With Alicia Keys, Jennifer Aniston, Gwyneth Paltrow and Emma Stone among its fans, fitness guru Taryn Toomey’s mindfulness-oriented workout brand The Class has found a home in L.A.
Opening in Santa Monica on September 15, The Class’s chic new physical location is the second after NYC. It joins Toomey’s online workout program that launched just prior to the pandemic, and indicates confidence in consumers’ return to IRL workouts.
Cult workout craze The Class was first launched by Toomey in 2013 and started with its studio in New York, where Toomey is based. But with buzz boosted by a devoted celebrity following, her teachers would hold sold-out classes at various locations around L.A. In the summer, it held Santa Monica Pier classes across three weekends, selling out in under an hour each time. The Class also attracts attendees to its various retreats held at upscale resorts in locales such as Mexico and upstate New York.
The workout is especially known for being “NYC’s most emotional workout,” encouraging participants to scream at the top of their lungs while working out, which Gwyneth Paltrow called an “illuminating” and “incredible” experience during an In Goop Health talk with Toomey.
Wellness influences can be found in the new space, including crystals and design elements focusing on the phases of the moon. The Class is a favorite among the celebrity set for combining the calming aspects of an upscale yoga studio with the body-sculpting intensity of a Barry’s workout, featuring both burpees and meditation.
Toomey also had the foresight to develop The Class’s online workout program, launching it in January 2020, just three months before the pandemic drove consumers to online workout programs during the lockdown.
According to McKinsey, spending on fitness apps increased 10% during the pandemic after downloads of health and fitness apps increased by 27% in the first four weeks of the pandemic.

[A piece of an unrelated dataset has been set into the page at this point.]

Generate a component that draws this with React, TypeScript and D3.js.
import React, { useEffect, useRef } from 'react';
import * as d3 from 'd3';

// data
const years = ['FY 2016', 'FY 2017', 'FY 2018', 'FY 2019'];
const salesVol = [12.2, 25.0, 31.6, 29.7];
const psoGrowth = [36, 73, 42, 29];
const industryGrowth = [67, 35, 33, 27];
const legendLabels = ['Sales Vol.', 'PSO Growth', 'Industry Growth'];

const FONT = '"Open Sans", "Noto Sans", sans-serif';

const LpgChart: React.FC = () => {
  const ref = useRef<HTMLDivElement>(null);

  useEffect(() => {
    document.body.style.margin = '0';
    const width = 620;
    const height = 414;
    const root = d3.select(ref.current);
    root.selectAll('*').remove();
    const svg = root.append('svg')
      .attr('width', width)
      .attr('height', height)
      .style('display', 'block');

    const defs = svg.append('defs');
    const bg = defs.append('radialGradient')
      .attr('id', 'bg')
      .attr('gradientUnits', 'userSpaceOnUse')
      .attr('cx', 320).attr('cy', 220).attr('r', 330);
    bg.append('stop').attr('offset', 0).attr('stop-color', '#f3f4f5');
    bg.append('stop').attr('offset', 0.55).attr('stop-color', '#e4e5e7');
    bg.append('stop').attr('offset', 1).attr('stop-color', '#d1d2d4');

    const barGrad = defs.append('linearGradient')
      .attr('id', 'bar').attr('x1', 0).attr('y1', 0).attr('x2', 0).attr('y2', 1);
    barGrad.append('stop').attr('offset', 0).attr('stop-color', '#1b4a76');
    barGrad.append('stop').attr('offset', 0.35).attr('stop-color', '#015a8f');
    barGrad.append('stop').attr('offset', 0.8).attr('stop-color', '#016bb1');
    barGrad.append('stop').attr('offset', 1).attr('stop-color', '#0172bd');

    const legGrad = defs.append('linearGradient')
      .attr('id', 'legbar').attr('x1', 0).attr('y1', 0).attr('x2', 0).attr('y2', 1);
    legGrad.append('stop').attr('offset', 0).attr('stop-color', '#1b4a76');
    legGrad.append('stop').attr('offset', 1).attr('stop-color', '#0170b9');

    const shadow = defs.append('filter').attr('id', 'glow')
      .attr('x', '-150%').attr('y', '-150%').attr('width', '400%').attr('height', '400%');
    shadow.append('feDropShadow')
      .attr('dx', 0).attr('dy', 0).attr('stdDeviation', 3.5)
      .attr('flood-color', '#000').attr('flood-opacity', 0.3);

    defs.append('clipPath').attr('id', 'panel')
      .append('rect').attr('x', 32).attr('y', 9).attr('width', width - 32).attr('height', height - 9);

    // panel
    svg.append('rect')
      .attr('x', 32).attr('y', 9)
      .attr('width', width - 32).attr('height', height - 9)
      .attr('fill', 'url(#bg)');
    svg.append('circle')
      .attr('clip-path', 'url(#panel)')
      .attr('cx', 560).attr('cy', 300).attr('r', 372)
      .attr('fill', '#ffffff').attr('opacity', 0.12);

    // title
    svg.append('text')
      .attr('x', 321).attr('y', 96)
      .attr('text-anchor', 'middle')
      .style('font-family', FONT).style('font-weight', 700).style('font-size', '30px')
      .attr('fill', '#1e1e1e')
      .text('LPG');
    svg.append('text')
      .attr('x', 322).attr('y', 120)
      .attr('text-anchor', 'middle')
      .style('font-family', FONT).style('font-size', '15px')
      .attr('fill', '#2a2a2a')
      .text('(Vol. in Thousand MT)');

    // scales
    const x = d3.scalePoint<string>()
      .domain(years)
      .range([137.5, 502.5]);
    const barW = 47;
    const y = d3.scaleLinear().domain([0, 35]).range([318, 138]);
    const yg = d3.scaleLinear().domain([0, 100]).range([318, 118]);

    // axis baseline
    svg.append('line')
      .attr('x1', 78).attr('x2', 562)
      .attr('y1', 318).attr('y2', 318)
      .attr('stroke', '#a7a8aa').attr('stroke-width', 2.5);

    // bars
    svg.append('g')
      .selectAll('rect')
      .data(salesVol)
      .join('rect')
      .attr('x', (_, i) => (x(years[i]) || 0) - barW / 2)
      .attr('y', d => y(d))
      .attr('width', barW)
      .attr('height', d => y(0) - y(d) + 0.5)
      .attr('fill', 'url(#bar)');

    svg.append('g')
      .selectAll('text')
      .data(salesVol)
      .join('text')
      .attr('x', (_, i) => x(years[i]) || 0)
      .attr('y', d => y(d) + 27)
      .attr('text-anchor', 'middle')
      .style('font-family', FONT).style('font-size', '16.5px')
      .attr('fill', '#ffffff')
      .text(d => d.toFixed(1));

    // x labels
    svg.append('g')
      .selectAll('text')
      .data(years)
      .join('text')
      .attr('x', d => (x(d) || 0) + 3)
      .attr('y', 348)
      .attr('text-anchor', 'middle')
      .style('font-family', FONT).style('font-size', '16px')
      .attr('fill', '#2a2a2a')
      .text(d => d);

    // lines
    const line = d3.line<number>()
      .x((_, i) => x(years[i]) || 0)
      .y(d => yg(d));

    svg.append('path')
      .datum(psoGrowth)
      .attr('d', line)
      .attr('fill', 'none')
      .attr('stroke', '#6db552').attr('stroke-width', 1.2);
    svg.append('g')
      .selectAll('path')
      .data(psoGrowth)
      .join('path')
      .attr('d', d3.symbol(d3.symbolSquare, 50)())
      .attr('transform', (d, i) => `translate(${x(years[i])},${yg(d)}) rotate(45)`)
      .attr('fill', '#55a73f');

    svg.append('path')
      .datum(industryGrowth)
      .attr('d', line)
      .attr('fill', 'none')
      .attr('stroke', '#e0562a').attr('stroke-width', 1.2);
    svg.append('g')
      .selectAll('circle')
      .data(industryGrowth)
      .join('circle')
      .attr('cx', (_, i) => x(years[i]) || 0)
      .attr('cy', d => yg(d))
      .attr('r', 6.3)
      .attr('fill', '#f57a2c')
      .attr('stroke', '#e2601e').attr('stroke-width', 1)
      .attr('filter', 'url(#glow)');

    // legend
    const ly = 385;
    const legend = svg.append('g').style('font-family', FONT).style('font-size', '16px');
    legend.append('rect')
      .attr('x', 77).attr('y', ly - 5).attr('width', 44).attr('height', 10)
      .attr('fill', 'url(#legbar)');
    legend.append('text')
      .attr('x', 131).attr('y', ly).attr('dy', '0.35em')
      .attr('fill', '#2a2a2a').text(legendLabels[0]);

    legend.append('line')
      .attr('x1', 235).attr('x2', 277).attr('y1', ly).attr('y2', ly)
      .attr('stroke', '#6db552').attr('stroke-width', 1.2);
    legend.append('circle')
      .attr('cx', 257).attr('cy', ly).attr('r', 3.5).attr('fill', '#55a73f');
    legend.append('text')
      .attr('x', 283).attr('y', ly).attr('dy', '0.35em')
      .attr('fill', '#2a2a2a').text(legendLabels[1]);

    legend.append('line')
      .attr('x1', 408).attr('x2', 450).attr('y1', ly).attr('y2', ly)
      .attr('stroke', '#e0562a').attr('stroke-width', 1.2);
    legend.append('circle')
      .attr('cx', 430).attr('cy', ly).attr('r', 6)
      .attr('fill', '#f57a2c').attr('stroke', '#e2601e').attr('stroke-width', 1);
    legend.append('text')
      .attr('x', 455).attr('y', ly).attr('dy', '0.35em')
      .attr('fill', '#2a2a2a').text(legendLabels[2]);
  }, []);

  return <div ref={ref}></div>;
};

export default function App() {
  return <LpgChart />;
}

“If that digital platform was not created, I don’t think we would have a business right now,” said Toomey.
Now, she said her clients’ preferences are an “interesting combo,” with use of online and attendance to in-person classes “half and half now.”
“Some days, they want to stay home and they just want to drop down for 45 minutes in their pajamas pre-work or after work, [while] sometimes they feel the energy of the group is the support that they need in that moment,” she said.
She said the online classes have also helped attract people in-studio, with attendees from “all over the world” showing up to New York classes.
“They say, ‘I came here to take the class after doing it digitally for X amount of years, and I just wanted to experience it in person,’” she said.
The design concept of the new studio is “a visual experience of moving from dark to light,” said Toomey. “The ways we bring the lights up and down very much mimic that inner journey we’re creating.” She described the journey as a sense of being in a “womb.”
For its investment in IRL initiatives, the brand is also “scaling up” its retreats and events. Toomey said there aren’t any additional location plans, for the time being. “It’s a lot to build a physical structure,” she said. “We can reach so many more people through the digital platform, and then from there, build out what the brick-and-mortar and physical touchpoints are.”